The cast for Dickens Unplugged in London features Adam Long with Joseph Attenborough, Matthew Henrickson, Simon Jermond and Gabriel Vick. The production is written and directed by Adam Long with designs by Lez Brotherston, lighting by Jon Clark and sound by Gareth Owen. Adam Long is a founder member of the Reduced Shakespeare Company.
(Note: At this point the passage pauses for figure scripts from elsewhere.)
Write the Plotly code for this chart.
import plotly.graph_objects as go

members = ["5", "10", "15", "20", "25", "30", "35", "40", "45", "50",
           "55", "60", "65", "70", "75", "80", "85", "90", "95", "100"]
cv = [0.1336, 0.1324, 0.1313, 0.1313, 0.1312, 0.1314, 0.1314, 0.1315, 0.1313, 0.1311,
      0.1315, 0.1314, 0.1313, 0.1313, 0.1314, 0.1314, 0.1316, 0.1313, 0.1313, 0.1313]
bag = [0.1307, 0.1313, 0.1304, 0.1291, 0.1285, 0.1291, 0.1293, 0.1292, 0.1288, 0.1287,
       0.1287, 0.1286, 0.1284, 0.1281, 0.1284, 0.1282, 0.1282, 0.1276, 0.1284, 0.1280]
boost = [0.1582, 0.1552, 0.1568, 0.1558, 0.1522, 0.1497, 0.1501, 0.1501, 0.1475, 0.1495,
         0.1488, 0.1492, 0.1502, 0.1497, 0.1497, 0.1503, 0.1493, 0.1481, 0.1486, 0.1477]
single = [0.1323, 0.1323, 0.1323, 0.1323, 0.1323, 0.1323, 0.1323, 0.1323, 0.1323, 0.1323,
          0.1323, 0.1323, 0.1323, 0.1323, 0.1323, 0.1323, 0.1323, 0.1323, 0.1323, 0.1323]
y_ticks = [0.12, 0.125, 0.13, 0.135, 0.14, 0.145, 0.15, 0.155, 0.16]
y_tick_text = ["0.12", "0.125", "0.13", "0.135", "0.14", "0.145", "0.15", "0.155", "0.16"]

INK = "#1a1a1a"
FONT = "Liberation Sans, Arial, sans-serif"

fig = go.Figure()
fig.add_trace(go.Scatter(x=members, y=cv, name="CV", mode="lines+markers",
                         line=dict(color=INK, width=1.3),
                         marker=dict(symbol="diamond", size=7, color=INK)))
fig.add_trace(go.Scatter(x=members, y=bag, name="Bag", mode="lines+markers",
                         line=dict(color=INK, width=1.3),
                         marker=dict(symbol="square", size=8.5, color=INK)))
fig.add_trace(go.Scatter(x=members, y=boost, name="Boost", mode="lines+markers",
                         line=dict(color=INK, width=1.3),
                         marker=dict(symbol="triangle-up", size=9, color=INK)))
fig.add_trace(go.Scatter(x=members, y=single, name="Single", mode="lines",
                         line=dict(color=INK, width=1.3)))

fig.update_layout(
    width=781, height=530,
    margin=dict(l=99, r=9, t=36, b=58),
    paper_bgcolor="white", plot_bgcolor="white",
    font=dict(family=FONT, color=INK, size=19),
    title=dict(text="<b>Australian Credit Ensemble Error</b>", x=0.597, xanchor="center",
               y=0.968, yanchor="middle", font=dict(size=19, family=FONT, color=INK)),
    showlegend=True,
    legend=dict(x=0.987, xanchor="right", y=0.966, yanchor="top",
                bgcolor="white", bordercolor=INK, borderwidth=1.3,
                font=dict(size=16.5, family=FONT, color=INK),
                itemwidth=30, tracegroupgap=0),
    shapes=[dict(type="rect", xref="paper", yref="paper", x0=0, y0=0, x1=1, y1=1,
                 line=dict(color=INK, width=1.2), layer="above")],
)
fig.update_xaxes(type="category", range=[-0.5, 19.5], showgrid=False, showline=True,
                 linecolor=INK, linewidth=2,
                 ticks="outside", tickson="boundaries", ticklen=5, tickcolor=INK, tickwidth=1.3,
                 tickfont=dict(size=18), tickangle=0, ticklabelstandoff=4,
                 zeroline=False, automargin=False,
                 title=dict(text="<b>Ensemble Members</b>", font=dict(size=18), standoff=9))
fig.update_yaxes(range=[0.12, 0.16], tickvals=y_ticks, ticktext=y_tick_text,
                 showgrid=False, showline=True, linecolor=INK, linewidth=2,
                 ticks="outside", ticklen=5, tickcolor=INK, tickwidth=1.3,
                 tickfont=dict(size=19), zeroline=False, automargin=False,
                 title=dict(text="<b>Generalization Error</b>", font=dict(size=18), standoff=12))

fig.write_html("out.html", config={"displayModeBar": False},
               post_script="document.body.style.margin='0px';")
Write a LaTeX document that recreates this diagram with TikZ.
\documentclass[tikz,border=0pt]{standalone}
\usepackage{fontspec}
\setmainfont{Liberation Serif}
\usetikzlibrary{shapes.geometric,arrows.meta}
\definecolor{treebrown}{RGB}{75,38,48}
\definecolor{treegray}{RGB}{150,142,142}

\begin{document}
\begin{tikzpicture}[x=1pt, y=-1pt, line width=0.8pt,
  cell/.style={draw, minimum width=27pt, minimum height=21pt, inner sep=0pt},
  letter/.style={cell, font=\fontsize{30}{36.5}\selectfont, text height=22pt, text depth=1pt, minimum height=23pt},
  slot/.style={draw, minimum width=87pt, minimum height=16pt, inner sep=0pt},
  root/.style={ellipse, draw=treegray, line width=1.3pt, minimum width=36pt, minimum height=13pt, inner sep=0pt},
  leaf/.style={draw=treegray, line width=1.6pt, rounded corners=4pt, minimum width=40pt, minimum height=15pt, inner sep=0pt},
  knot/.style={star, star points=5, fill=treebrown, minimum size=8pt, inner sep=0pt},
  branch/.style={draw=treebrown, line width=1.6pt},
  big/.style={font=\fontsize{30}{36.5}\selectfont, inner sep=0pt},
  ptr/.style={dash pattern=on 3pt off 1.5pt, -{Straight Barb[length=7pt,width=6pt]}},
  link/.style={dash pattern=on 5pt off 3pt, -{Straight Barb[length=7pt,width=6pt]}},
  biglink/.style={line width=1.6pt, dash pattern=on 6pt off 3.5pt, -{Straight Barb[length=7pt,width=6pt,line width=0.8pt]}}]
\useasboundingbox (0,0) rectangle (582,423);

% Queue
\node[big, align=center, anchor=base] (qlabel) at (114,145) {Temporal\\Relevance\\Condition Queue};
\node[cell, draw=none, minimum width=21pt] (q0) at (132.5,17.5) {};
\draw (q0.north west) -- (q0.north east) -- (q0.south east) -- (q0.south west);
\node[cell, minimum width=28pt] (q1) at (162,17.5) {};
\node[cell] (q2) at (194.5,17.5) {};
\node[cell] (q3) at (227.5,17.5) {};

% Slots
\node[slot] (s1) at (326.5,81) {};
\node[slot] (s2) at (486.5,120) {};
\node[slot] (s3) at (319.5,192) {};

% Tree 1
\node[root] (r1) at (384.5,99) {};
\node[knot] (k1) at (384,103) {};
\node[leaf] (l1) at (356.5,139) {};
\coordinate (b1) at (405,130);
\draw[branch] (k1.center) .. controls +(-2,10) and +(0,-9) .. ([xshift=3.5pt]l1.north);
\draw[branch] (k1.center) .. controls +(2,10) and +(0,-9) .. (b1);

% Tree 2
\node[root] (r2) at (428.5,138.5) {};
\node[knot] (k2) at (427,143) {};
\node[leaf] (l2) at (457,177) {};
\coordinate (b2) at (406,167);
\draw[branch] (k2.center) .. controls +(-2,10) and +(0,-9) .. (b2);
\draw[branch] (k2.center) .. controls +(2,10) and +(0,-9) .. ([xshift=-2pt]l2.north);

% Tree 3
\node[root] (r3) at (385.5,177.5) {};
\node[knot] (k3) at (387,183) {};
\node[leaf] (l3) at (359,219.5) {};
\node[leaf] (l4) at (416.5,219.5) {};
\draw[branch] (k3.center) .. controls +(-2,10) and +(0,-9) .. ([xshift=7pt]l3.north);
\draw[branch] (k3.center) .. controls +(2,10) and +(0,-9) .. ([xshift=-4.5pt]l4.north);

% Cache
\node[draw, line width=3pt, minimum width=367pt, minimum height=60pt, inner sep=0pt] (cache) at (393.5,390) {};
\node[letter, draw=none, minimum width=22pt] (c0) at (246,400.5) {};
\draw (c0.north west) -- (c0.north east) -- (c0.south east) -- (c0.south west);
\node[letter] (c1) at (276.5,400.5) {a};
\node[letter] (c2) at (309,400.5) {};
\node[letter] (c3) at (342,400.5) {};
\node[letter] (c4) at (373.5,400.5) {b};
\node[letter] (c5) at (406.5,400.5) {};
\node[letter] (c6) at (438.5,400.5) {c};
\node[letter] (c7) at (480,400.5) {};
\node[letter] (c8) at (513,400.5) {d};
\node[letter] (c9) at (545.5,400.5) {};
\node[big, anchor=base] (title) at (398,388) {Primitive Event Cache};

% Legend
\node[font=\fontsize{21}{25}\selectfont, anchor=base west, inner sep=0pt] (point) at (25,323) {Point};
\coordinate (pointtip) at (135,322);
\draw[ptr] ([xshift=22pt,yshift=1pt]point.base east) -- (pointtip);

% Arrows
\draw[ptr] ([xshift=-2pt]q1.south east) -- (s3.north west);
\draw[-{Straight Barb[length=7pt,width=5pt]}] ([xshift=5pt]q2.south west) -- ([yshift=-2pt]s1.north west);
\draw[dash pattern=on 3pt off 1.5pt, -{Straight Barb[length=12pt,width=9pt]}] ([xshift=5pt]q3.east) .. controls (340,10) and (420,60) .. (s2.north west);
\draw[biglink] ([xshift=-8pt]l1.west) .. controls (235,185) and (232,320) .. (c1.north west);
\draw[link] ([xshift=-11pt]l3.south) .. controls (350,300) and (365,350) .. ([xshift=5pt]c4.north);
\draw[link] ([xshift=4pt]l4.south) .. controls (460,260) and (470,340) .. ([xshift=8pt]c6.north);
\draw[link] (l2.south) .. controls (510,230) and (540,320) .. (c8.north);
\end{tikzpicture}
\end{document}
"Dickens Unplugged is the new show by the American writer and director Adam Long... If you like Dickens and are looking for a quick hit of theatrical fun that leaves you time to grab dinner and a gossip before heading home, this is perfect West End fare... It's a musical sketch show, which... retells the plots of everything from David Copperfield to A Christmas Carol, while also offering a whistlestop journey through Dickens's life. In all truth, it's student fare, but of a very upmarket kind... It may be silly, but it's not stupid." The Sunday Telegraph
"[Adam Long's] show rushes headlong through the life and works of its hero, leaving the audience with the impression that Dickens was little more than a laughable, self-centred jerk, pursuing his trite, sentimental stories to the detriment of his long-suffering family... While the cast enthusiastically rattle through comic ditties about David Copperfield or Great Expectations, it all feels a bit silly and pointless." The Sunday Times
"Dickens Unplugged is the terrible idea of American Adam Long, one of the Reduced Shakespeare Company, who triumphantly reduced the Bard's complete works to 90 minutes. This time Dickens, or rather, Dickens as seen on stage and screen, gets shrunk by a five-man band in Victorian costumes who call themselves the 'biggest Charles Dickens tribute band in Santa Cruz'. But it's not clever, and it sure as hell ain't funny. The band bring nothing but a grating yee-ha American twang, corny country-and-western music and two endlessly repeated would-be gags about 'Charlie D' working in a blacking factory. It will put you off Dickens and the theatre for life." The Mail on Sunday
Adam Long, the writer and director of Dickens Unplugged, on the show: "I wanted to apply American voices to Dickens - and add music. We got Sydney Carton from A Tale of Two Cities singing as he's waiting to have his head chopped off. The chord structure of the song is based on 'Knockin' on Heaven's Door' by Bob Dylan. It's very poignant. The audience doesn't know whether to laugh or cry - so in the end they laugh. This is also the life and story of Dickens. We follow him from a small boy working in the blacking factory, his marriage and children, to the end of his life when he was killing himself with those public readings he did... [Dickens Unplugged] comes out of a reverence for the material. It's really more about the mentality of a bunch of Californians grappling with his genius. The only lampoon we do is of Oliver! Lionel Bart's elbow-raising musical is so jolly, and yet the book is about poverty and women being bludgeoned to death. So we've done our own musical adaptation and we have Charles Dickens come on stage and complain about it."
Dickens Unplugged in London at the Harold Pinter Theatre previewed from 23 May 2008, opened on 9 June 2008 and closed on 29 June 2008.